Nader and Barr are on the ballot in 45 states, while the Green Party is on 31 state ballots and the Constitution Party is on the ballot in 37 states. Nader and McKinney also are on the District of Columbia ballot.

Organizers say the debate is an important exercise in democracy, especially because the debates sponsored by the Commission on Presidential Debates (the last of which is Wednesday night) exclude candidates scoring below 15 percent in national polls. Nader, the best known of the candidates, has an average of 2.5 percent in recent national polls, according to realclearpolitics.com, while Barr averages 1.5 percent.

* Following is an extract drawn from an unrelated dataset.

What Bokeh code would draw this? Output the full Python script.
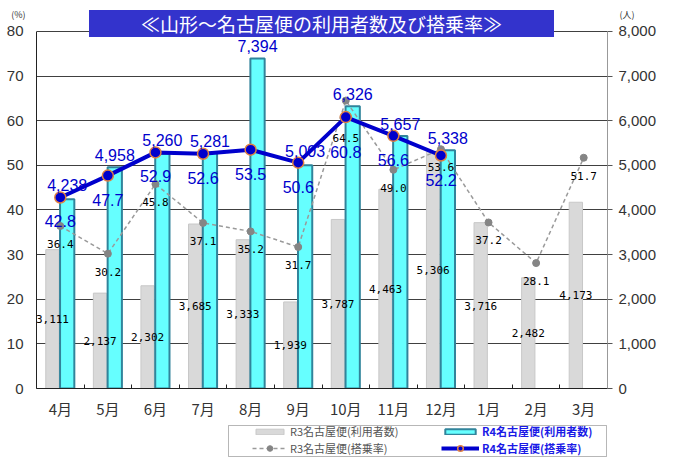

Nader maintains that if he could get into the debates run by the Commission on Presidential Debates, his numbers would immediately climb because "two-thirds of the people don't know we're running."

"It's a Catch-22."

Nader describes the debate commission as "a two-party dictatorial company that doesn't want anybody else on the stage." The commission, created in 1987, is a corporation headed by two former chairs of the Democratic and Republican parties.

But third-party critics of the system recently got some traction: the second of the presidential debates prompted a chorus of criticism of the "boring" format and the lack of follow-up questions.

Nader also will give the issue more visibility at a rally to open the debates Wednesday night at New York's historic Cooper Union Great Hall, where presidential candidates back to Abraham Lincoln have spoken.

The format for Sunday's third-party debate is still being finalized. It will be moderated by Pacifica radio host Amy Goodman. The issues promoted by the candidates strike a different chord from the major party standard-bearers - all four are against the $700 billion economic bailout and all oppose the Iraq war.

In addition, each has his or her own agenda: Nader rails against corporate greed while McKinney promotes environmental causes. The Libertarian Party is a critic of monetary policy and likes to invoke a return to the gold standard. Baldwin of the Constitution Party represents a conservative, small government, anti-abortion party that wants to "restore the government to its biblical foundations."

The third-party debate will be streamed at www.thirdpartyticket.com and will be shown on C-Span.